One of the most famous passages in Charlotte Brontë’s Jane Eyre comes when the eponymous Jane, after discovering that her fiancé Rochester has lied to her, refuses to listen to his pleas and instead declares her intention to leave: “I am no bird; and no net ensnares me; I am a free human being with an independent will, which I now exert to leave you”. Jane is notoriously strong-willed, seizing and exercising her freedom in a way which made many Victorian readers of the novel uncomfortable when it was first published. It would be easy, in creating a ballet based on Brontë’s text, to ignore this and focus instead on the love story between Rochester and Jane – with no dialogue, there is only limited room for Jane to express her fierce independence, and we tend to expect our ballerinas and their characters to conform to traditional ideas of beauty, femininity, delicacy (just as the Victorians expected of their literary heroines).

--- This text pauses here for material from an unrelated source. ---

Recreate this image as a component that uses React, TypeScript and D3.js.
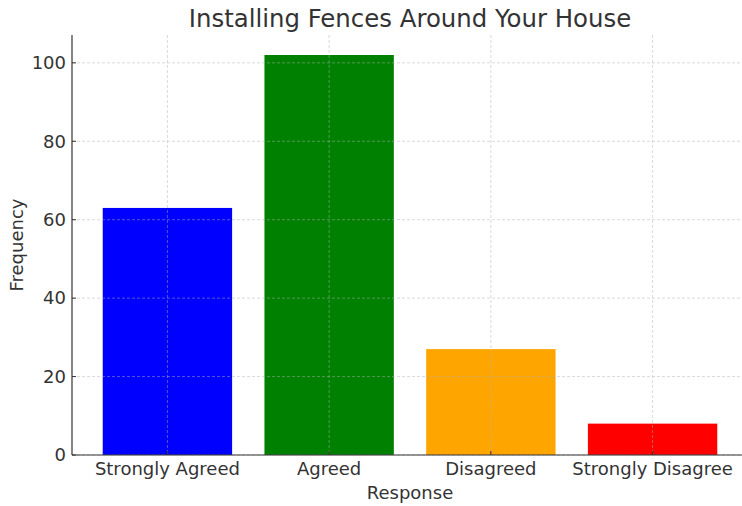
import React from "react";
import * as d3 from "d3";

const categories = ["Strongly Agreed", "Agreed", "Disagreed", "Strongly Disagree"];
const frequencies = [63, 102, 27, 8];
const barColors = ["#0000ff", "#008000", "#ffa500", "#ff0000"];
const yTicks = [0, 20, 40, 60, 80, 100];

const W = 742;
const H = 506;
const left = 72;
const right = 748;
const top = 35;
const bottom = 455;
const font = "DejaVu Sans, sans-serif";
const ink = "#333333";

export default function App() {
  const n = categories.length;
  // Linear index scale with matplotlib-style 5% margins around the bars
  const pad = 0.05 * (n - 1 + 0.8);
  const x = d3.scaleLinear().domain([-0.4 - pad, n - 1 + 0.4 + pad]).range([left, right]);
  const yMax = d3.max(frequencies)! * 1.05;
  const y = d3.scaleLinear().domain([0, yMax]).range([bottom, top]);
  const barW = x(0.8) - x(0);

  return (
    <svg width={W} height={H} style={{ position: "absolute", left: 0, top: 0, background: "#fff" }}>
      {categories.map((c, i) => (
        <rect
          key={c}
          x={x(i) - barW / 2}
          y={y(frequencies[i])}
          width={barW}
          height={bottom - y(frequencies[i])}
          fill={barColors[i]}
        />
      ))}
      {/* grid over bars */}
      <g stroke="#b0b0b0" strokeOpacity={0.6} strokeWidth={0.8} strokeDasharray="3,2">
        {yTicks.map((t) => (
          <line key={"gy" + t} x1={left} x2={right} y1={y(t)} y2={y(t)} />
        ))}
        {categories.map((c, i) => (
          <line key={"gx" + c} x1={x(i)} x2={x(i)} y1={top} y2={bottom} />
        ))}
      </g>
      {/* spines */}
      <line x1={left} x2={left} y1={top} y2={bottom} stroke={ink} strokeWidth={1.2} />
      <line x1={left} x2={right} y1={bottom} y2={bottom} stroke={ink} strokeWidth={1.2} />
      {/* ticks */}
      {yTicks.map((t) => (
        <g key={"ty" + t}>
          <line x1={left} x2={left + 4} y1={y(t)} y2={y(t)} stroke={ink} strokeWidth={1} />
          <text x={left - 6} y={y(t)} dy="0.35em" textAnchor="end" fontFamily={font} fontSize={18} fill={ink}>
            {t}
          </text>
        </g>
      ))}
      {categories.map((c, i) => (
        <g key={"tx" + c}>
          <line x1={x(i)} x2={x(i)} y1={bottom} y2={bottom - 4} stroke={ink} strokeWidth={1} />
          <text x={x(i)} y={bottom + 20} textAnchor="middle" fontFamily={font} fontSize={18} fill={ink}>
            {c}
          </text>
        </g>
      ))}
      <text x={(left + right) / 2} y={499} textAnchor="middle" fontFamily={font} fontSize={18} fill={ink}>
        Response
      </text>
      <text
        transform={`translate(23, ${(top + bottom) / 2}) rotate(-90)`}
        textAnchor="middle"
        fontFamily={font}
        fontSize={18}
        fill={ink}
      >
        Frequency
      </text>
      <text x={(left + right) / 2} y={27} textAnchor="middle" fontFamily={font} fontSize={24.4} fill={ink}>
        Installing Fences Around Your House
      </text>
    </svg>
  );
}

Northern Ballet’s production of Jane Eyre, thankfully, does not do this. The Jane they offer us is a complex self-reliant character, whose strength of character is evident through her physicality – her fists are often clenched, ready to defend herself at any given moment, and she sometimes visibly asserts control over her own body, by pushing her shaking legs and hands back into place when emotion threatens to overwhelm her. The part is danced by Brooks-Daw, as Young Jane, before Blow takes over; both are excellent in the role, using shared gestures to provide a sense of continuity while both bringing something of their own to the character. While Young Jane is – rightfully – always on the defensive, fiercely protecting herself from the blows of her relatives and schoolteachers, Blow’s older Jane is calmer and more in control.

As in the novel, the motif of the double is central to the ballet – not only in the dual casting of Jane, but in the contrasts between Jane and Bertha, Rochester and St. John, the cruelty of Jane’s family and the kindness of strangers. Kinmoth’s staging draws this out beautifully, taking advantage of different levels and depths to offer multiple perspectives: at several points, both Janes are on stage together; at another, Jane dances alone in her room, while the silhouette of Bertha performs many of the same movements behind a curtain. There are also several impressive group scenes – the “D-Men” who haunt Jane, and the girls at Lowood school, moving in sync with one another, further serve to highlight the themes of commonality and individuality.

Beginning in medias res, after Jane’s departure from Rochester’s house, the production foregrounds the idea that Jane’s life revolves around men. In the prologue, she is haunted by the “D-Men”, male ghosts who trip her up and disrupt her journey; after collapsing, she is found and rescued by St. John. Despite this, though, she retains that spark of independence – particularly in the final scene, which, although it is a pas de deux with Rochester, very clearly takes place on Jane’s terms. The romance between them is beautifully enacted by Blow and Torres, but this is ultimately not a love story; it is the story of Jane Eyre.